Consider the Statue of Liberty with Copper, Forge, Factory, Power and Organized Religion:
Costs 1500 hammers.
City has +200% bonus to SoL from the list above, but no Industrious bonus.
At 20 base hammers per turn, the city is generating 60 hammers per turn toward the SoL and will complete the wonder in 25 turns.
That's 500 base hammers with 1000 free hammers from Copper, Forge, Factory, Power and OR.
With Industrious, the 20 base hammers per turn are made into 70 hammers toward SoL. That means the SoL will complete in 22 turns with 11 base hammers of overflow. Those 11 hammers will be turned into 22 hammers from the Forge, Factory and Power on the next turn.
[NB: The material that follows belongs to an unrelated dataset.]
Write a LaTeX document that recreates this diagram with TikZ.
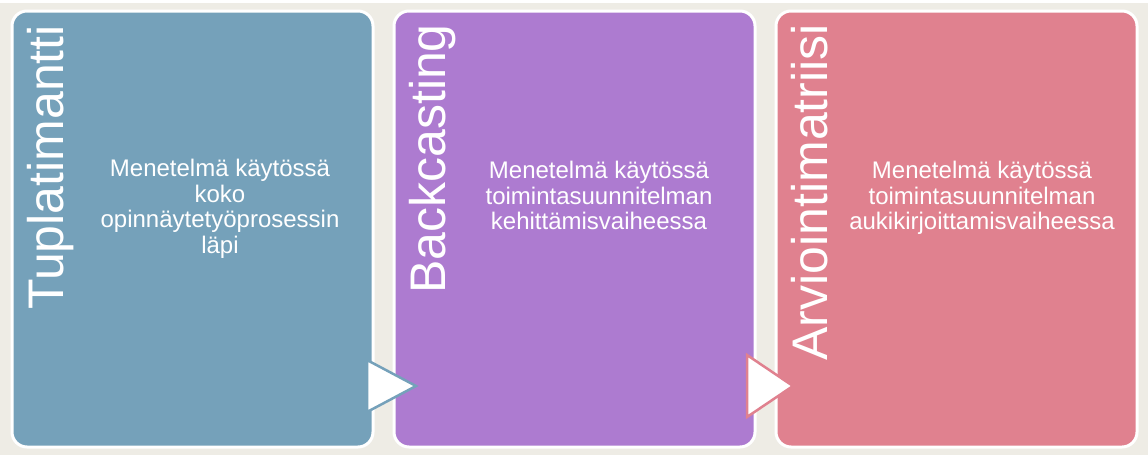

That's 440 base hammers with 880 from Copper, Forge, Factory, Power and OR. You get 220 free hammers from Industrious, but remember that you're losing the free hammers from Copper, etc. by doing that. This means you are only picking up 60 base hammers which translates to 120 hammers with Forge, Factory and Power.
That's only 120 free hammers from Industrious out of an entire 1500 hammer monstrosity like the Statue of Liberty AND I'm even counting the "worth more actual hammers" bit that you claim I neglected. It not any better with Bureaucracy, but I'm leaving that analysis out since this post is already too long as it is.
Industrious is a nice trait. It gives you flexibility in the early game when that flexibility matters most. It translates to a real bonus of about 10-15% rather than the listed 50% bonus on most of the wonders of the game, however. The real bonus is in the cheap Forges and in the ability to consider building an early wonder without the bonus resource. It's more like Jaguar Warriors or Holkans than Praetorians.
I'm still at a loss as to how a SE is supposed to work. The city specialists themselves are much less efficent then just running a lot of cottages. Every GP that you produce makes the next one that much more difficult, so they provide diminishing returns as the game goes along, whereas cottages grow into towns that provide even more commerce.